The Independent National Electoral Commission (INEC), is the institutionalized governmental body established, through the instrumentality of law, to manage the nation’s electoral process. The INEC, as an instrument of processing democratic ideals and structures, is hopefully, expected to be a truly independent body that personifies the ideals of transparency, impartiality, accountability and responsiveness (Udu, 2015). This perhaps, informed the popular perception that the body is insulated from partisan politics, and that, it is fully empowered to discharge its avowed duties devoid of any influence whatsoever (Nkwede et al., 2014).
Violence in elections, which is a major bane of politics in Nigeria, has become a basis for arriving at inconclusive results. Election-related casualties and communal violence in northern part of Nigeria sequel to the April 2011 presidential elections resulted in over 800 deaths according to the Human Rights Watch even when the poll was adjudged as one of the freest and fairest in the country. Soon after the presidential election, supposed supporters of president Mohammadu Buhari the then presidential candidate in the election, began demonstrations in most part of the north.
The Independent National Electoral Commission (INEC) is an institution empowered by the 1999 constitution to conduct election in Nigeria and as an umpire, the institution is supposed to be truly independent in other to conduct a free and fair election. However, the commission over the years has shown to the public that is not capable of conducting a free and fair election and this is manifested in the series of election held in the forth republic. INEC has always jilted the electorates by playing the script of its employer. The commission cannot hold a credible election in the present circumstance if the mode of appointments and their funding is not changed.
Most of the problems we have with INEC is that, these people are members of the ruling party and their mandate is for them to protect the interest of their political party according to their party constitution and on the other hand to build confidence of loyalty to those who appointed them as members of the commission, nothing good can come out of a corrupt mind and as it were, a spade is always a spade.

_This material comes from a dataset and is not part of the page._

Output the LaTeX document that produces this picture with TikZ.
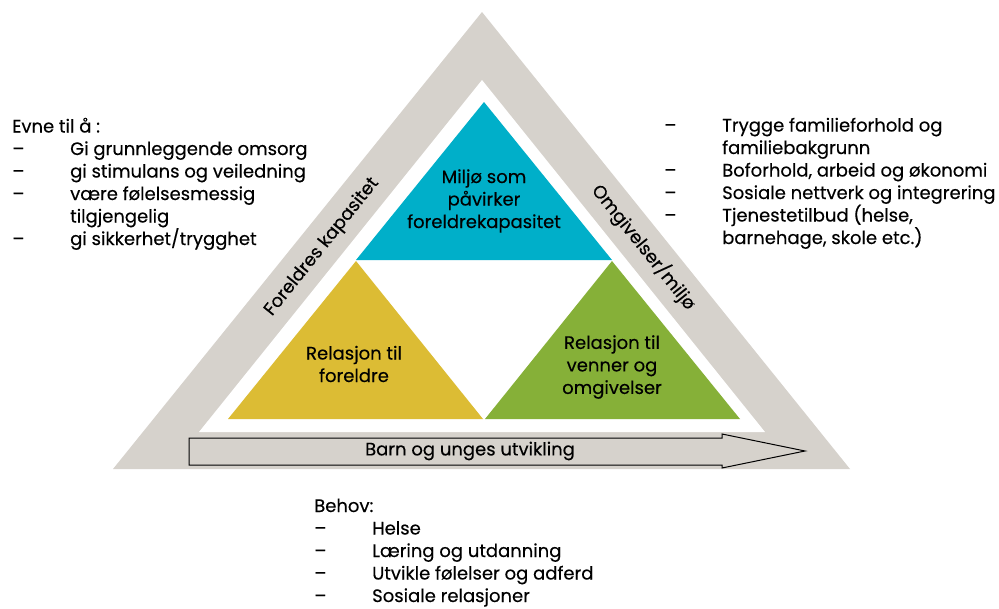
\documentclass[tikz,border=0pt]{standalone}
\usepackage{fontspec}
\setmainfont{Poppins}[FakeBold=0.3]
\definecolor{bandgray}{HTML}{D6D2CC}
\definecolor{tblue}{HTML}{00AFC9}
\definecolor{tyellow}{HTML}{DCBC34}
\definecolor{tgreen}{HTML}{86B038}
\newcommand{\dsh}{\makebox[58pt][l]{--}}
\newcommand{\ind}{\hspace*{58pt}}
\begin{document}
\begin{tikzpicture}[x=1pt,y=-1pt,
  txt/.style={inner sep=0pt, font=\fontsize{18}{22.5}\selectfont, text=black},
  listtxt/.style={txt, align=left, anchor=base west},
  tritxt/.style={txt, align=center},
  bandtxt/.style={txt, font=\fontsize{18}{20}\selectfont}]
\useasboundingbox (0,0) rectangle (999,608);
% outer band
\fill[bandgray] (482,12) -- (850,469) -- (113,469) -- cycle;
\fill[white] (482,80) -- (765,432) -- (199,432) -- cycle;
% inner triangles
\fill[tblue] (484,102) -- (612,260) -- (356,260) -- cycle;
\fill[tyellow] (356,261) -- (483,419) -- (228,419) -- cycle;
\fill[tgreen] (612,261) -- (740,419) -- (485,419) -- cycle;
% arrow
\draw[fill=bandgray, line width=1pt, line join=miter]
  (189,438) -- (722,438) -- (722,434) -- (805,451) -- (722,468) -- (722,465) -- (189,465) -- cycle;
\node[txt] (arrowlbl) at (470,451) {Barn og unges utvikling};
% triangle labels
\node[tritxt] (blue) at (484,201) {Miljø som\\påvirker\\foreldrekapasitet};
\node[tritxt] (yellow) at (354,364) {Relasjon til\\foreldre};
\node[tritxt] (green) at (612,367) {Relasjon til\\venner og\\omgivelser};
% band labels
\node[bandtxt, rotate=51.3] (left) at (322,247) {Foreldres kapasitet};
\node[bandtxt, rotate=-51.3] (right) at (644,247) {Omgivelser/miljø};
% lists (anchored at the baseline of the last line)
\node[listtxt] (evne) at (12,245) {Evne til å :\\
\dsh Gi grunnleggende omsorg\\
\dsh gi stimulans og veiledning\\
\dsh være følelsesmessig\\
\ind tilgjengelig\\
\dsh gi sikkerhet/trygghet};
\node[listtxt] (omg) at (664,244) {\dsh Trygge familieforhold og\\
\ind familiebakgrunn\\
\dsh Boforhold, arbeid og økonomi\\
\dsh Sosiale nettverk og integrering\\
\dsh Tjenestetilbud (helse,\\
\ind barnehage, skole etc.)};
\node[listtxt] (behov) at (314,602) {Behov:\\
\dsh Helse\\
\dsh Læring og utdanning\\
\dsh Utvikle følelser og adferd\\
\dsh Sosiale relasjoner};
\end{tikzpicture}
\end{document}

The 2019 presidential elections in Nigeria will be the country’s sixth since 1999, when it shifted to democracy after a long period of military rule. Most of these elections have been tarnished by acts of violence – including attacks on politicians – and vote rigging that often influences the results.
In Nigeria, the issue of election has been a problematic endeavor over the years. Ironically, election in Nigeria has been bereft of democratic ideals, much as it has been characterized by untoward circumstances. According to Ibeanu, (2007:3);
The Electoral process as currently constituted in Nigeria is psychologically alienating for the vast majority of the people who are largely outsiders and are only periodically inserted in the process when they cast votes. At the same time this alienation is underscored by the fact that even when these vote casters have completed the ritual of voting, the outcome bears little semblance to what they chose in their ballots.
Besides, there have been problems of electoral violence and fraud, bulk of which may arise from the excesses of the politicians in their desperate bid to consolidate, capture or control state power. In the face of this therefore, electoral experiences in Nigeria so far have left much to be desired. It is against the above that this research work is focusing on the INEC and the 2019 Presidential elections.